For us to succeed in our policy work, your land trust needs to persuade
your political representatives that land conservation is important. Are we going after the right things? Or should we change
course?
* The Policy Advisory Council consists of
representatives of the land trust community from across the country. This
year's Council members are:
Our criteria for policy priorities
Several years ago, the Alliance’s Policy
Advisory Council adopted the following criteria for consideration of our public
policy priorities:
-
Would the objective of the policy priority
result in broad, national benefits?
-
Is there a reasonable prospect that the
objective will be successful?
-
Is the Alliance's
participation critical to success?
-
Does the Alliance
have the capacity to achieve that success?
-
Will the initiative have general support from
the Alliance's
membership?
-
Is the objective consistent with land trusts'
support for voluntary conservation by willing landowners?
2008 Priorities
1. Managing potential changes to the rules governing
conservation donations
Over the past several years, the IRS has
completely changed its approach to enforcement of the law governing charitable
donations – with particular attention to donations of conservation
easements. The IRS initiated audits of more
than 900 conservation easement donations in the past several years. Most
of these cases have yet to be resolved. How
these cases are resolved will change the rules we live by. In addition, the IRS has increased its
oversight of charities, resulting in changes to the Forms 8283 and Form 990,
and a new and much more aggressive enforcement stance.

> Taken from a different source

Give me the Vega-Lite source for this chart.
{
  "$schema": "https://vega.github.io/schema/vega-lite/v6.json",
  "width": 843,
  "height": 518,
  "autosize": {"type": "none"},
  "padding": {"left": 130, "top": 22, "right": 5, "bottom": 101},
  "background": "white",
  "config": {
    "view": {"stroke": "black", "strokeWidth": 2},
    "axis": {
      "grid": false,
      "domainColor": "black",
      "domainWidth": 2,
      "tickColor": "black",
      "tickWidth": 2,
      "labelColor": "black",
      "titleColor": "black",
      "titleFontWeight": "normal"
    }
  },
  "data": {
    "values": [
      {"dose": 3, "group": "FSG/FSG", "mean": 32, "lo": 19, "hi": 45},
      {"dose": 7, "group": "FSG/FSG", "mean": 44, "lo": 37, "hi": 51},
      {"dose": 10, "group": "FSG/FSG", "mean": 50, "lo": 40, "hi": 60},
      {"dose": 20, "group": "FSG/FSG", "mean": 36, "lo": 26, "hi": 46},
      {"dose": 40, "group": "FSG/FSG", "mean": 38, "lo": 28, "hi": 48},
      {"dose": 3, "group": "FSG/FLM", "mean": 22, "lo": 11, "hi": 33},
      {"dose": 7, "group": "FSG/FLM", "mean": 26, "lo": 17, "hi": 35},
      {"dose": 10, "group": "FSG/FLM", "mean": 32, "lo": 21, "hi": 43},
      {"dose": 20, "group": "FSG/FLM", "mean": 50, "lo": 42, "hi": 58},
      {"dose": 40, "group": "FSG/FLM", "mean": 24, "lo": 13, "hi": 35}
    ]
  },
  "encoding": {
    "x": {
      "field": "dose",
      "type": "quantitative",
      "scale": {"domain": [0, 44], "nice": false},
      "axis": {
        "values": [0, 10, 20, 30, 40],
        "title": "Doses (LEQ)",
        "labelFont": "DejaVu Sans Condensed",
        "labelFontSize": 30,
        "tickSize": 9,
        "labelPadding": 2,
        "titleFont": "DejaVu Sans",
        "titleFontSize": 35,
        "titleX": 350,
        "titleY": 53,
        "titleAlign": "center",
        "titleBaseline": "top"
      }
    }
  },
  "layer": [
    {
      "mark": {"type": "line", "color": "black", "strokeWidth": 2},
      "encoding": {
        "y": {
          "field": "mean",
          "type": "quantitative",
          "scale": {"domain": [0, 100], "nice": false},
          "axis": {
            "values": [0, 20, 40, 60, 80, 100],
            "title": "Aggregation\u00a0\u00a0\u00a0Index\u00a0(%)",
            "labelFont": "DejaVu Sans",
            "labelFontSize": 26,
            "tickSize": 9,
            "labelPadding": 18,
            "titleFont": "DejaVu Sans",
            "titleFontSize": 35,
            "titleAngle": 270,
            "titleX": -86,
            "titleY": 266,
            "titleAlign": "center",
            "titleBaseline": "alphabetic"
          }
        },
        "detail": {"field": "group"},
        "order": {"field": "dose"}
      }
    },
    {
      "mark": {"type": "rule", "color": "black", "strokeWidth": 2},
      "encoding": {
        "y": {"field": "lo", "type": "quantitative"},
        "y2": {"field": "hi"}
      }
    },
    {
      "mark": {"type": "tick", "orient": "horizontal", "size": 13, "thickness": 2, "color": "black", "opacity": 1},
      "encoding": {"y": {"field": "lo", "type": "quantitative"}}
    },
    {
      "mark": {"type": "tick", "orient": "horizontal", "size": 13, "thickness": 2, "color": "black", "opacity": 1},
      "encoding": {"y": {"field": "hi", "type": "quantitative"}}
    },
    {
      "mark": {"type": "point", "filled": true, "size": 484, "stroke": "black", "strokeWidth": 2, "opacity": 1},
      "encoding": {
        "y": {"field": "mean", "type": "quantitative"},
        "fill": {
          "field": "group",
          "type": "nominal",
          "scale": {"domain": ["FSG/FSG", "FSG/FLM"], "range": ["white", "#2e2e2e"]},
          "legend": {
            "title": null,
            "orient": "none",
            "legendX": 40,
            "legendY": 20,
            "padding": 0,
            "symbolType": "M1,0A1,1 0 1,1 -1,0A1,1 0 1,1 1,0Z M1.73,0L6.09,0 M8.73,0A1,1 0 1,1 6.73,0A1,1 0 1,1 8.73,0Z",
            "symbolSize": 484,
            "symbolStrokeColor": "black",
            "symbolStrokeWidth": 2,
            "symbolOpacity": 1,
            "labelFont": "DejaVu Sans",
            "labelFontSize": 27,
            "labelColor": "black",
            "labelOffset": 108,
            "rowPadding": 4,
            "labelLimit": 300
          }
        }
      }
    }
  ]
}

There are real risks that new policies and
practices at the IRS could have significant impacts on land trusts, and on our
ability to conserve land.
The IRS is a large and complex bureaucracy,
and both their policy-setting and audit processes are slow. We can expect
this issue to be of great importance to land trusts for the next several years
– or longer.
2. Making the 2006 increase in conservation tax
incentives permanent
In 2006 Congress enacted a major increase in
tax benefits for conservation easement donors, expiring at the end of
2007. In 2007 and 2008, we were able to make
great progress toward winning a permanent extension of this policy, including
recruiting 200 Congressional sponsors for our legislation. In 2008, we won an extension of this
provision, but only through 2009. That means that making the incentive
permanent is an issue that is still very much with us.
Is the new incentive making a difference?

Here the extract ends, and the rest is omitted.